What is required
The required output is the block of lines from the line with "Give me the D3.js source for this chart." to the line with "const yTicks = [50,100,150,200];", endpoints included and pictures omitted.

Data records
------------------------
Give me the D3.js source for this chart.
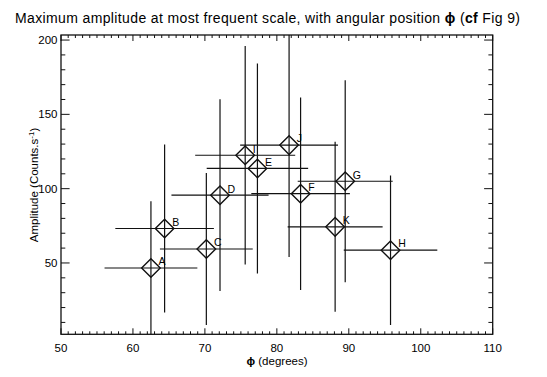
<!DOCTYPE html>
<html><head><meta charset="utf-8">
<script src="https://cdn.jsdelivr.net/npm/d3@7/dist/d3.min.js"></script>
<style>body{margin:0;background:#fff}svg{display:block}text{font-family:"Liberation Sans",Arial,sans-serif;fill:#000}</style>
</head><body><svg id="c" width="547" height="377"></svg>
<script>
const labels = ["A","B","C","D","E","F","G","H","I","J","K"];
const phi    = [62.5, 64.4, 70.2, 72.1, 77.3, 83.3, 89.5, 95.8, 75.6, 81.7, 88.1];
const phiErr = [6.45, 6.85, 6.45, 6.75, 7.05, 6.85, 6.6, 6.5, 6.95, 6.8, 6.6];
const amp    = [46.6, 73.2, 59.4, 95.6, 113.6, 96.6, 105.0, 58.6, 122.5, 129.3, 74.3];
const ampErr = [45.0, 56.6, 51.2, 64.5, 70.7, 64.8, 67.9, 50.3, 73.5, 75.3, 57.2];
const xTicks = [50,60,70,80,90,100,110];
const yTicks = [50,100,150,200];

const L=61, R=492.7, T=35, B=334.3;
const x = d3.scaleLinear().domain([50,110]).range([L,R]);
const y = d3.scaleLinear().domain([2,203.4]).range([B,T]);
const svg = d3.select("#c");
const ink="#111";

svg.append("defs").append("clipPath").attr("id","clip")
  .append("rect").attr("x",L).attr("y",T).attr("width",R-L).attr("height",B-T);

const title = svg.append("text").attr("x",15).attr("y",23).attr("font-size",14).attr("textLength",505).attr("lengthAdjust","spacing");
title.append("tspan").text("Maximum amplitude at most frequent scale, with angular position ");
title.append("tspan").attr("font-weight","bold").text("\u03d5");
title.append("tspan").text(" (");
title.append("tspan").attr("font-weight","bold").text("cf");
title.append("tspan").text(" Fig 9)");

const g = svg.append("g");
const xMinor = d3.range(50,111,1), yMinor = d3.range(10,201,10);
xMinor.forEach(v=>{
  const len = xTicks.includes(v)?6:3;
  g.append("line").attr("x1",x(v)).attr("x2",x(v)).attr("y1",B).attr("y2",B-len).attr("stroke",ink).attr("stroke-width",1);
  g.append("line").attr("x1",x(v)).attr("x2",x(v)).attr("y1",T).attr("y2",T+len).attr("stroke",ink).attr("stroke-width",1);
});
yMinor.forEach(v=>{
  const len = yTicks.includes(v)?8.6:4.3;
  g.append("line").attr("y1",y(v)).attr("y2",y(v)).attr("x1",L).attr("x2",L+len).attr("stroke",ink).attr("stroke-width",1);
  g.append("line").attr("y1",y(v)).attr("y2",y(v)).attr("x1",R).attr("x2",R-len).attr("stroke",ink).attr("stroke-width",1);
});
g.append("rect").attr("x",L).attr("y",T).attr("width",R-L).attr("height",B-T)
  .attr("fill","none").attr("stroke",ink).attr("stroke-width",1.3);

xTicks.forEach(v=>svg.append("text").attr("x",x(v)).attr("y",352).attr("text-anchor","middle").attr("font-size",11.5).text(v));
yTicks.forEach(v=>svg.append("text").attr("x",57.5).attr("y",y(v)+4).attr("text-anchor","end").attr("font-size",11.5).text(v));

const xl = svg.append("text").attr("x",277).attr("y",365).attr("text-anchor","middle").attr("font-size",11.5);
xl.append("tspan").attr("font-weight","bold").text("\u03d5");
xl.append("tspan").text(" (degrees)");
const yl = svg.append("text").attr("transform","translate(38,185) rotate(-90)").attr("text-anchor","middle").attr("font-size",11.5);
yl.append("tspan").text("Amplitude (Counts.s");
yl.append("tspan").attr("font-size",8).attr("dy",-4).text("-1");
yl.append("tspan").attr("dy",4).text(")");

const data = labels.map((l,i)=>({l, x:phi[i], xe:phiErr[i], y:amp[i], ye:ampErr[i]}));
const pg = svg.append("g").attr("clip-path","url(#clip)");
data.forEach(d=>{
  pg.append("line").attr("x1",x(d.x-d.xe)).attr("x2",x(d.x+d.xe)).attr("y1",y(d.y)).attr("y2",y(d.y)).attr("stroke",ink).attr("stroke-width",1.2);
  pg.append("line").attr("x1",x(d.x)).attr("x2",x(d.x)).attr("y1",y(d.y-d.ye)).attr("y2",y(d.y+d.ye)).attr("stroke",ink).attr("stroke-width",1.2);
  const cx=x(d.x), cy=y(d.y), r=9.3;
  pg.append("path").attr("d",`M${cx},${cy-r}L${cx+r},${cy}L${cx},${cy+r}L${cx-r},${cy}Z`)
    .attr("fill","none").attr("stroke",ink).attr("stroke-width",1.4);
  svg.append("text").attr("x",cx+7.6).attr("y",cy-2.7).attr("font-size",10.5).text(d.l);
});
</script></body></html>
------------------------
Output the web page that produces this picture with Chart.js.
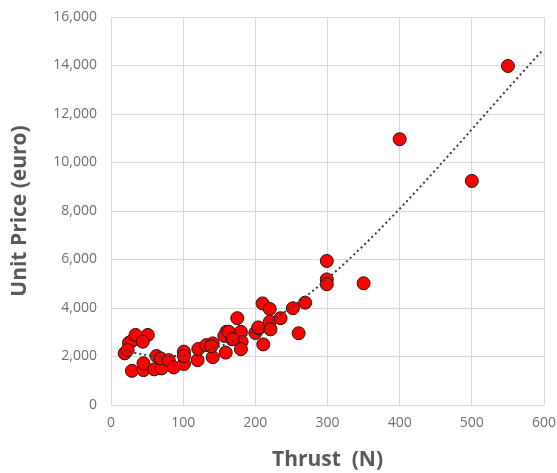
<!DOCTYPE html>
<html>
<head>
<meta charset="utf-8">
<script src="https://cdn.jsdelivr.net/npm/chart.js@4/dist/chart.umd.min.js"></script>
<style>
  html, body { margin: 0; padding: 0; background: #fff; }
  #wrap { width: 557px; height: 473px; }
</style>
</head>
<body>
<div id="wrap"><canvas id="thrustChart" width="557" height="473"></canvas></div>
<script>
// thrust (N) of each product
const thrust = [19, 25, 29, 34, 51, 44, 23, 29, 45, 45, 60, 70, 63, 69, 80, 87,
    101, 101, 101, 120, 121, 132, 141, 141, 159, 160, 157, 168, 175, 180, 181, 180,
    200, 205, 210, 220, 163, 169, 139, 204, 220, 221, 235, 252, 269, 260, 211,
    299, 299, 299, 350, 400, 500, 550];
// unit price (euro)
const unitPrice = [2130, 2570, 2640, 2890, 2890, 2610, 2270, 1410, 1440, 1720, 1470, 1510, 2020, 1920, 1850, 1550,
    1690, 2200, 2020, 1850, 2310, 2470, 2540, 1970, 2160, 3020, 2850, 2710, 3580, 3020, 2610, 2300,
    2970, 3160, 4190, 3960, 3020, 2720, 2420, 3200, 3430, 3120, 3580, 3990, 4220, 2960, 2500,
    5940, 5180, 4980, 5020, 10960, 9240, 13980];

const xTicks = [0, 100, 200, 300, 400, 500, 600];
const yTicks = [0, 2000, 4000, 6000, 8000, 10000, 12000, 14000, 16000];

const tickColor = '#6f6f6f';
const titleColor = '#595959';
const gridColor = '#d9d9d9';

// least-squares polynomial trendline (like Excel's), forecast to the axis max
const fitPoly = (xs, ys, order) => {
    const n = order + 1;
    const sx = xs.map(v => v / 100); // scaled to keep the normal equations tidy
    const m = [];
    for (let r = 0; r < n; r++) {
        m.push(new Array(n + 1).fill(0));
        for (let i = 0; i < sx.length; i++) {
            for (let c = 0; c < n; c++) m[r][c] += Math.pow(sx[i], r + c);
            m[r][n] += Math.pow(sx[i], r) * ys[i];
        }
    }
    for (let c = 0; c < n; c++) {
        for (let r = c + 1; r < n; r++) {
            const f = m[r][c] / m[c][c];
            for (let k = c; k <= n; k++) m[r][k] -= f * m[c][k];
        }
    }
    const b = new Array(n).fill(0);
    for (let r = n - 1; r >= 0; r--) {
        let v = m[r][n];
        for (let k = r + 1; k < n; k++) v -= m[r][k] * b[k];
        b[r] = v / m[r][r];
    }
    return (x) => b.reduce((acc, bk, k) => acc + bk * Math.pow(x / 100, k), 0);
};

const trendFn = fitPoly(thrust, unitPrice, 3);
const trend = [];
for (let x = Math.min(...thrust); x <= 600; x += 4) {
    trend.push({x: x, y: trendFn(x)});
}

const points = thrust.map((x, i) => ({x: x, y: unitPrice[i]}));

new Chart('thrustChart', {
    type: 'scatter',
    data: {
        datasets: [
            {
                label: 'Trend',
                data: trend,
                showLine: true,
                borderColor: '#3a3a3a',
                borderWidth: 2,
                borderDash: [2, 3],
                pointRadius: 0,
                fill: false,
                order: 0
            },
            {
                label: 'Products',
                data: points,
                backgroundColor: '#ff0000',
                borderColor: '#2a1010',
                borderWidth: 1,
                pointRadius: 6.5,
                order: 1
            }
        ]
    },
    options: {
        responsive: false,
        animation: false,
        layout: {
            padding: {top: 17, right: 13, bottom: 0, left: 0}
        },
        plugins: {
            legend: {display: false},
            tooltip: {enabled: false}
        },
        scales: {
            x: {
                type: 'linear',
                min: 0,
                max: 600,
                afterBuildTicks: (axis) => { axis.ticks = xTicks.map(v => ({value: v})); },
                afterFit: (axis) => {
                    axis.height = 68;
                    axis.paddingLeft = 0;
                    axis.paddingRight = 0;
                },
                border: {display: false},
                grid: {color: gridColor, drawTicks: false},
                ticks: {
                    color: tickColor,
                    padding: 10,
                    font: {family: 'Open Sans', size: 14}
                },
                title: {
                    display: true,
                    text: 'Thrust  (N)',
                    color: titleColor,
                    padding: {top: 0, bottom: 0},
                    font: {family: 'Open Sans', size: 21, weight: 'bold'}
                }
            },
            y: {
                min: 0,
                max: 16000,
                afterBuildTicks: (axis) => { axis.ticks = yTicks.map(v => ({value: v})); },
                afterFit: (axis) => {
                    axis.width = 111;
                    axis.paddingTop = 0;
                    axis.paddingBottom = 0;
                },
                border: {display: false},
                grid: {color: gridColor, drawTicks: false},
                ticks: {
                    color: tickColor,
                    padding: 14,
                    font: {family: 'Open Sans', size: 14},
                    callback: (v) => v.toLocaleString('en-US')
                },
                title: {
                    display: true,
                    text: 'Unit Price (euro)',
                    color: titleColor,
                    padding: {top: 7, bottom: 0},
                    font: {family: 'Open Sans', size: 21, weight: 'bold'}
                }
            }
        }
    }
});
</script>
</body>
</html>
------------------------
Expected answer
Give me the D3.js source for this chart.
<!DOCTYPE html>
<html><head><meta charset="utf-8">
<script src="https://cdn.jsdelivr.net/npm/d3@7/dist/d3.min.js"></script>
<style>body{margin:0;background:#fff}svg{display:block}text{font-family:"Liberation Sans",Arial,sans-serif;fill:#000}</style>
</head><body><svg id="c" width="547" height="377"></svg>
<script>
const labels = ["A","B","C","D","E","F","G","H","I","J","K"];
const phi    = [62.5, 64.4, 70.2, 72.1, 77.3, 83.3, 89.5, 95.8, 75.6, 81.7, 88.1];
const phiErr = [6.45, 6.85, 6.45, 6.75, 7.05, 6.85, 6.6, 6.5, 6.95, 6.8, 6.6];
const amp    = [46.6, 73.2, 59.4, 95.6, 113.6, 96.6, 105.0, 58.6, 122.5, 129.3, 74.3];
const ampErr = [45.0, 56.6, 51.2, 64.5, 70.7, 64.8, 67.9, 50.3, 73.5, 75.3, 57.2];
const xTicks = [50,60,70,80,90,100,110];
const yTicks = [50,100,150,200];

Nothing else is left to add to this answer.